County, municipal emergency management workers are better equipped

FREEHOLD, NJ – The Monmouth County Office of Emergency Management has a new tool to monitor storms and how they will impact communities near the water.

Five automated flood gauge units have been installed at key locations along the Shrewsbury and Navesink rivers to provide the project’s partner communities of Fair Haven, Highlands, Long Branch, Little Silver, Middletown, Monmouth Beach, Oceanport, Rumson, Red Bank and Sea Bright with critical information during severe weather events.

“The information provided by these gauges will allow county and municipal emergency managers to have better knowledge of conditions prior to making decisions about potential flooding,” Freeholder John P. Curley said. “They will be able to make better decisions about when is the best time to divert traffic or evacuate neighborhoods if conditions warrant such action.”

The first gauge was installed in March on the Gooseneck Bridge, between the boroughs of Little Silver and Oceanport. Other locations include the Rumson-Sea Bright Bridge, the Oceanic Bridge, the Highlands-Sea Bright Bridge and the Patten Avenue Bridge.

mc_shrewsbury_flood_warning_system

  • Taking a close look at the automated flood gauge installed on the Gooseneck Bridge are Little Silver Councilman David E. Gilmour,  Freeholder John P. Curley, county OEM Coordinator Glenn Mason and Little Silver Mayor Suzanne S. Castleman."

Each unit provides real-time tide levels and weather data to a central monitoring station via radio. Monmouth University, West Long Branch, and Stevens Institute of Technology, Hoboken, also partners in the project, will work to receive, decode and make the data available to local municipal emergency managers for review.

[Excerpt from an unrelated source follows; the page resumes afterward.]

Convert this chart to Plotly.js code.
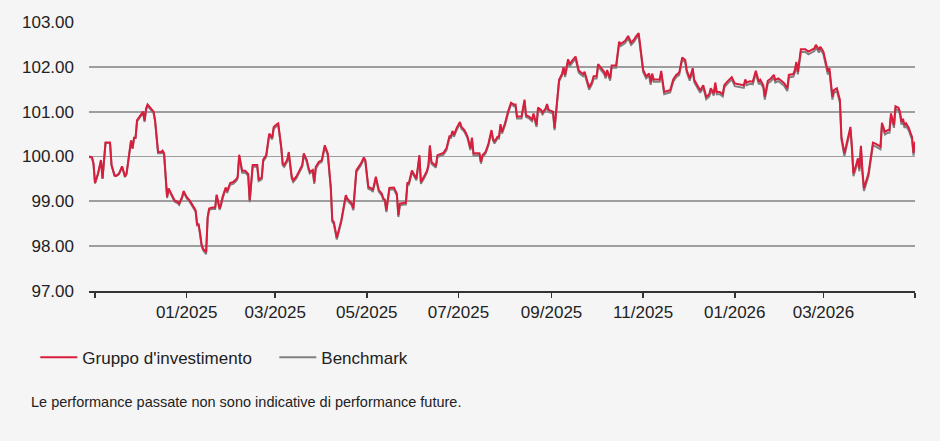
<!DOCTYPE html>
<html>
<head>
<meta charset="utf-8">
<script src="https://cdn.plot.ly/plotly-3.0.1.min.js"></script>
<style>html,body{margin:0;padding:0;background:#f5f5f5;}#chart{width:940px;height:441px;}</style>
</head>
<body>
<div id="chart"></div>
<script>
var dates = [
"2024-10-28","2024-10-30","2024-10-31","2024-11-01","2024-11-03","2024-11-05","2024-11-06","2024-11-08","2024-11-11","2024-11-12",
"2024-11-14","2024-11-15","2024-11-17","2024-11-19","2024-11-21","2024-11-22","2024-11-25","2024-11-26","2024-11-27","2024-11-28",
"2024-11-29","2024-12-01","2024-12-03","2024-12-04","2024-12-05","2024-12-06","2024-12-08","2024-12-10","2024-12-11","2024-12-13",
"2024-12-15","2024-12-16","2024-12-17","2024-12-19","2024-12-20","2024-12-22","2024-12-24","2024-12-26","2024-12-27","2024-12-29",
"2024-12-30","2025-01-01","2025-01-03","2025-01-05","2025-01-07","2025-01-08","2025-01-09","2025-01-10","2025-01-11","2025-01-12",
"2025-01-14","2025-01-15","2025-01-16","2025-01-18","2025-01-20","2025-01-21","2025-01-23","2025-01-24","2025-01-25","2025-01-27",
"2025-01-28","2025-01-30","2025-02-01","2025-02-03","2025-02-04","2025-02-05","2025-02-07","2025-02-09","2025-02-11","2025-02-12",
"2025-02-14","2025-02-17","2025-02-18","2025-02-20","2025-02-21","2025-02-23","2025-02-25","2025-02-27","2025-02-28","2025-03-02",
"2025-03-03","2025-03-05","2025-03-06","2025-03-07","2025-03-09","2025-03-10","2025-03-12","2025-03-13","2025-03-14","2025-03-15",
"2025-03-17","2025-03-19","2025-03-20","2025-03-22","2025-03-23","2025-03-24","2025-03-26","2025-03-27","2025-03-28","2025-03-30",
"2025-04-01","2025-04-02","2025-04-03","2025-04-05","2025-04-07","2025-04-08","2025-04-09","2025-04-11","2025-04-14","2025-04-17",
"2025-04-18","2025-04-21","2025-04-22","2025-04-24","2025-04-26","2025-04-27","2025-04-29","2025-04-30","2025-05-02","2025-05-04",
"2025-05-05","2025-05-07","2025-05-09","2025-05-11","2025-05-12","2025-05-13","2025-05-14","2025-05-16","2025-05-19","2025-05-21",
"2025-05-22","2025-05-23","2025-05-26","2025-05-27","2025-05-28","2025-05-29","2025-05-31","2025-06-01","2025-06-03","2025-06-05",
"2025-06-06","2025-06-08","2025-06-10","2025-06-11","2025-06-12","2025-06-13","2025-06-15","2025-06-16","2025-06-17","2025-06-19",
"2025-06-21","2025-06-23","2025-06-25","2025-06-26","2025-06-27","2025-06-28","2025-06-30","2025-07-02","2025-07-03","2025-07-05",
"2025-07-07","2025-07-09","2025-07-10","2025-07-11","2025-07-13","2025-07-15","2025-07-16","2025-07-17","2025-07-19","2025-07-21",
"2025-07-23","2025-07-24","2025-07-25","2025-07-27","2025-07-28","2025-07-29","2025-07-30","2025-08-01","2025-08-03","2025-08-05",
"2025-08-07","2025-08-08","2025-08-09","2025-08-12","2025-08-14","2025-08-15","2025-08-17","2025-08-19","2025-08-20","2025-08-22",
"2025-08-23","2025-08-25","2025-08-26","2025-08-28","2025-08-29","2025-08-30","2025-09-02","2025-09-03","2025-09-06","2025-09-08",
"2025-09-09","2025-09-10","2025-09-12","2025-09-13","2025-09-15","2025-09-17","2025-09-19","2025-09-20","2025-09-22","2025-09-23",
"2025-09-26","2025-09-28","2025-09-29","2025-10-01","2025-10-02","2025-10-04","2025-10-06","2025-10-07","2025-10-08","2025-10-10",
"2025-10-11","2025-10-14","2025-10-15","2025-10-16","2025-10-17","2025-10-19","2025-10-20","2025-10-22","2025-10-24","2025-10-26",
"2025-10-27","2025-10-29","2025-10-31","2025-11-01","2025-11-03","2025-11-05","2025-11-06","2025-11-07","2025-11-08","2025-11-12",
"2025-11-13","2025-11-15","2025-11-17","2025-11-19","2025-11-21","2025-11-23","2025-11-25","2025-11-27","2025-11-29","2025-11-30",
"2025-12-02","2025-12-04","2025-12-05","2025-12-07","2025-12-09","2025-12-11","2025-12-13","2025-12-15","2025-12-16","2025-12-18",
"2025-12-19","2025-12-20","2025-12-22","2025-12-24","2025-12-25","2025-12-27","2025-12-30","2026-01-01","2026-01-04","2026-01-07",
"2026-01-08","2026-01-09","2026-01-11","2026-01-13","2026-01-15","2026-01-17","2026-01-18","2026-01-20","2026-01-21","2026-01-23",
"2026-01-25","2026-01-27","2026-01-28","2026-01-30","2026-02-01","2026-02-03","2026-02-05","2026-02-06","2026-02-09","2026-02-10",
"2026-02-11","2026-02-12","2026-02-14","2026-02-17","2026-02-19","2026-02-21","2026-02-23","2026-02-24","2026-02-26","2026-02-27",
"2026-03-01","2026-03-02","2026-03-03","2026-03-04","2026-03-05","2026-03-07","2026-03-08","2026-03-10","2026-03-12","2026-03-13",
"2026-03-15","2026-03-16","2026-03-18","2026-03-19","2026-03-20","2026-03-21","2026-03-23","2026-03-24","2026-03-25","2026-03-26",
"2026-03-27","2026-03-28","2026-03-31","2026-04-01","2026-04-03","2026-04-05","2026-04-08","2026-04-09","2026-04-11","2026-04-13",
"2026-04-14","2026-04-15","2026-04-17","2026-04-18","2026-04-20","2026-04-21","2026-04-22","2026-04-23","2026-04-24","2026-04-25",
"2026-04-27","2026-04-28","2026-04-29","2026-04-30","2026-05-01"
];

var fund = [
100.00,99.98,99.84,99.41,99.62,99.92,99.51,100.31,100.31,99.81,
99.58,99.57,99.62,99.78,99.55,99.62,100.36,100.18,100.42,100.42,
100.81,100.92,101.00,100.80,101.07,101.16,101.09,101.00,100.81,100.10,
100.10,100.13,100.07,99.10,99.29,99.14,99.02,98.99,98.95,99.10,
99.23,99.10,99.02,98.91,98.80,98.49,98.49,98.28,98.03,97.94,
97.87,98.65,98.84,98.86,98.86,99.15,98.84,98.95,99.10,99.31,
99.23,99.41,99.43,99.49,99.55,100.04,99.68,99.68,99.61,99.02,
99.81,99.81,99.49,99.53,99.93,100.03,100.51,100.42,100.66,100.72,
100.74,100.22,99.84,99.81,99.93,100.10,99.55,99.47,99.51,99.55,
99.68,99.81,100.07,99.92,99.77,99.66,99.70,99.43,99.77,99.88,
99.92,100.13,100.25,100.07,99.32,98.58,98.54,98.19,98.58,99.14,
99.06,98.95,98.84,99.69,99.78,99.84,99.98,99.92,99.32,99.29,
99.25,99.55,99.25,99.17,99.06,99.04,98.80,99.30,99.31,99.17,
98.69,98.95,98.97,98.97,99.41,99.41,99.69,99.62,99.51,100.03,
99.43,99.55,99.68,99.81,100.25,99.88,99.83,99.79,100.03,100.05,
100.08,100.18,100.45,100.45,100.57,100.48,100.65,100.77,100.66,100.59,
100.45,100.18,100.42,100.07,100.07,100.07,99.88,100.03,100.10,100.29,
100.59,100.40,100.33,100.44,100.44,100.72,100.55,100.74,101.00,101.20,
101.16,101.16,100.89,100.89,101.27,100.92,100.89,100.83,100.96,100.70,
101.09,101.04,100.98,101.07,101.17,101.04,101.00,100.63,101.71,101.85,
101.99,101.82,102.17,102.06,102.15,102.23,101.93,101.89,101.84,101.89,
101.54,101.67,101.79,101.79,102.06,101.97,101.89,101.79,101.93,101.74,
102.03,102.03,102.26,102.56,102.51,102.56,102.58,102.69,102.54,102.61,
102.67,102.75,102.11,101.93,101.79,101.85,101.65,101.85,101.72,101.72,
101.91,101.44,101.46,101.48,101.72,101.82,101.87,102.21,102.15,101.93,
101.74,101.97,101.71,101.59,101.47,101.59,101.33,101.39,101.52,101.41,
101.65,101.44,101.44,101.39,101.59,101.67,101.77,101.63,101.61,101.59,
101.72,101.65,101.68,101.67,101.91,101.67,101.71,101.59,101.33,101.69,
101.74,101.82,101.71,101.74,101.69,101.63,101.52,101.82,101.84,101.93,
102.11,101.89,102.39,102.39,102.34,102.38,102.41,102.49,102.38,102.45,
102.34,102.19,102.04,101.89,101.97,101.33,101.48,101.52,101.26,100.44,
100.07,100.22,100.48,100.66,100.22,99.62,99.84,99.96,99.73,100.24,
99.69,99.29,99.62,99.84,100.31,100.28,100.22,100.75,100.55,100.59,
100.59,100.96,100.70,101.12,101.09,101.00,100.77,100.84,100.70,100.74,
100.63,100.53,100.44,100.08,100.33
];

var benchmark = [
99.99,99.97,99.83,99.40,99.61,99.91,99.50,100.30,100.30,99.80,
99.57,99.56,99.61,99.77,99.54,99.61,100.35,100.17,100.41,100.41,
100.78,100.89,100.97,100.77,101.04,101.13,101.06,100.97,100.78,100.07,
100.07,100.10,100.04,99.07,99.26,99.11,98.99,98.96,98.92,99.07,
99.20,99.07,98.99,98.88,98.77,98.46,98.46,98.25,98.00,97.91,
97.82,98.62,98.81,98.83,98.83,99.12,98.81,98.92,99.07,99.28,
99.19,99.37,99.39,99.45,99.51,100.00,99.64,99.64,99.57,98.98,
99.77,99.77,99.45,99.49,99.89,99.99,100.47,100.38,100.62,100.68,
100.70,100.18,99.80,99.77,99.89,100.06,99.51,99.43,99.47,99.51,
99.64,99.77,100.03,99.88,99.73,99.62,99.66,99.39,99.73,99.84,
99.88,100.09,100.21,100.03,99.28,98.54,98.50,98.15,98.54,99.10,
99.02,98.91,98.80,99.65,99.74,99.80,99.94,99.88,99.28,99.25,
99.21,99.51,99.21,99.13,99.02,99.00,98.76,99.26,99.27,99.13,
98.65,98.91,98.93,98.93,99.37,99.37,99.65,99.58,99.47,99.99,
99.39,99.51,99.64,99.77,100.21,99.84,99.79,99.75,99.99,100.01,
100.04,100.14,100.41,100.41,100.53,100.44,100.61,100.73,100.62,100.55,
100.41,100.14,100.38,100.03,100.03,100.03,99.84,99.99,100.06,100.25,
100.55,100.36,100.29,100.40,100.40,100.68,100.51,100.70,100.96,101.16,
101.12,101.12,100.85,100.85,101.23,100.88,100.85,100.79,100.92,100.66,
101.05,101.00,100.94,101.03,101.13,101.00,100.96,100.59,101.67,101.81,
101.94,101.77,102.12,102.01,102.10,102.18,101.88,101.84,101.79,101.84,
101.49,101.62,101.74,101.74,102.01,101.92,101.84,101.74,101.88,101.69,
101.98,101.98,102.21,102.51,102.46,102.51,102.53,102.64,102.49,102.56,
102.62,102.70,102.06,101.88,101.74,101.80,101.60,101.80,101.67,101.67,
101.86,101.39,101.41,101.43,101.67,101.77,101.82,102.16,102.10,101.88,
101.69,101.92,101.66,101.54,101.42,101.54,101.28,101.34,101.47,101.36,
101.60,101.39,101.39,101.34,101.54,101.62,101.72,101.57,101.55,101.53,
101.66,101.59,101.62,101.61,101.85,101.61,101.65,101.53,101.27,101.63,
101.68,101.76,101.65,101.68,101.63,101.57,101.46,101.76,101.78,101.87,
102.05,101.83,102.33,102.33,102.28,102.32,102.35,102.43,102.32,102.39,
102.28,102.13,101.98,101.83,101.91,101.27,101.42,101.46,101.20,100.38,
100.01,100.16,100.42,100.60,100.16,99.56,99.78,99.90,99.67,100.18,
99.63,99.23,99.56,99.78,100.25,100.22,100.16,100.69,100.49,100.53,
100.53,100.90,100.64,101.06,101.03,100.94,100.71,100.78,100.64,100.68,
100.57,100.47,100.38,100.02,100.27
];

var xTickVals = ["2024-11-01","2025-01-01","2025-03-01","2025-05-01","2025-07-01","2025-09-01","2025-11-01","2026-01-01","2026-03-01","2026-05-01"];
var xTickText = ["","01/2025","03/2025","05/2025","07/2025","09/2025","11/2025","01/2026","03/2026",""];
var yTickVals = [97,98,99,100,101,102,103];
var yTickText = ["97.00","98.00","99.00","100.00","101.00","102.00","103.00"];
var seriesNames = ["Gruppo d'investimento","Benchmark"];
var footnote = "Le performance passate non sono indicative di performance future.";

var FONT = "Liberation Sans, Arial, sans-serif";

var traces = [
  {x: dates, y: benchmark, type: "scatter", mode: "lines", name: seriesNames[1],
   line: {color: "#808080", width: 2}, legendrank: 2, hoverinfo: "skip"},
  {x: dates, y: fund, type: "scatter", mode: "lines", name: seriesNames[0],
   line: {color: "#d81e3c", width: 2}, legendrank: 1, hoverinfo: "skip"}
];

var layout = {
  width: 940, height: 441,
  paper_bgcolor: "#f5f5f5", plot_bgcolor: "#f5f5f5",
  margin: {l: 89, r: 25, t: 22, b: 150, pad: 0},
  font: {family: FONT, size: 17, color: "#222"},
  showlegend: true,
  xaxis: {
    type: "date",
    range: ["2024-10-28", "2026-05-01"],
    tickmode: "array", tickvals: xTickVals, ticktext: xTickText,
    ticks: "outside", ticklen: 5, tickwidth: 1.5, tickcolor: "#333",
    showline: true, linecolor: "#333", linewidth: 2,
    showgrid: false, zeroline: false,
    tickfont: {family: FONT, size: 17, color: "#222"}
  },
  yaxis: {
    range: [97, 103],
    tickmode: "array", tickvals: yTickVals, ticktext: yTickText,
    ticks: "", showline: false, zeroline: false,
    showgrid: true, gridcolor: "#9e9e9e", gridwidth: 1.8,
    ticklabelstandoff: 14,
    tickfont: {family: FONT, size: 17, color: "#222"}
  },
  legend: {
    orientation: "h", x: -0.065, xanchor: "left", y: -0.1814, yanchor: "top",
    font: {family: FONT, size: 17, color: "#222"},
    bgcolor: "rgba(0,0,0,0)", itemwidth: 37,
    entrywidth: 187, entrywidthmode: "pixels"
  },
  annotations: [{
    text: footnote, xref: "paper", yref: "paper",
    x: -0.0726, xanchor: "left", y: -0.4126, yanchor: "middle",
    showarrow: false, font: {family: FONT, size: 14.5, color: "#222"}
  }]
};

Plotly.newPlot("chart", traces, layout, {displayModeBar: false, staticPlot: true});
</script>
</body>
</html>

“It is common to see monitoring projects started after a disaster occurs – as a ‘lesson learned’ when losses are catastrophic,” Monmouth County Emergency Management Coordinator Glenn Mason said. “It is important to recognize that Monmouth County and the participating communities are being proactive to help avoid catastrophic losses.”

The 10 communities along the two rivers have a residential population of 60,000 residents and an estimated $1.8 billion of insured private properties.

Since 1992, 12 storms have been declared federal disasters. All but one of those storms was flood-related.

mc_shrewsbry_storm_warning_system
Attending the recent unveiling of the first automated flood gauge on the Shrewsbury River were Monmouth Beach Deputy OEM Coordinator Cranston VanBloem, Oceanport OEM Coordinator Capt. Buzz Baldanza and Oceanport Councilman Gerald Bertekap, Monmouth County OEM Coordinator Glenn Mason, Monmouth University Asst. Dean of Science, Dr. John Tiedemann, Monmouth County Freeholder John P. Curley, Little Silver Mayor Suzanne S. Castleman, Little Silver Councilman David E. Gilmour and Little Silver Police Lt. Gary LaBruno.

The project is being funded by a $90,000 Emergency Management Performance Grant from FEMA to the New Jersey State Police. The grant requires an in-kind match that is being met by the county’s Office of Emergency Management and the community partners. After the first year of the monitoring effort, the municipal partners and the county will each be responsible for a $1,500 annual contribution toward the maintenance of the system.

“Data collected from the Shrewsbury River Flood Warning System will ultimately contribute to improved information to better understand the river’s hydrology and flood forecasting,” said Mariana Leckner, Ph.D., Certified Floodplain Manager, Leckner Consulting, LLC.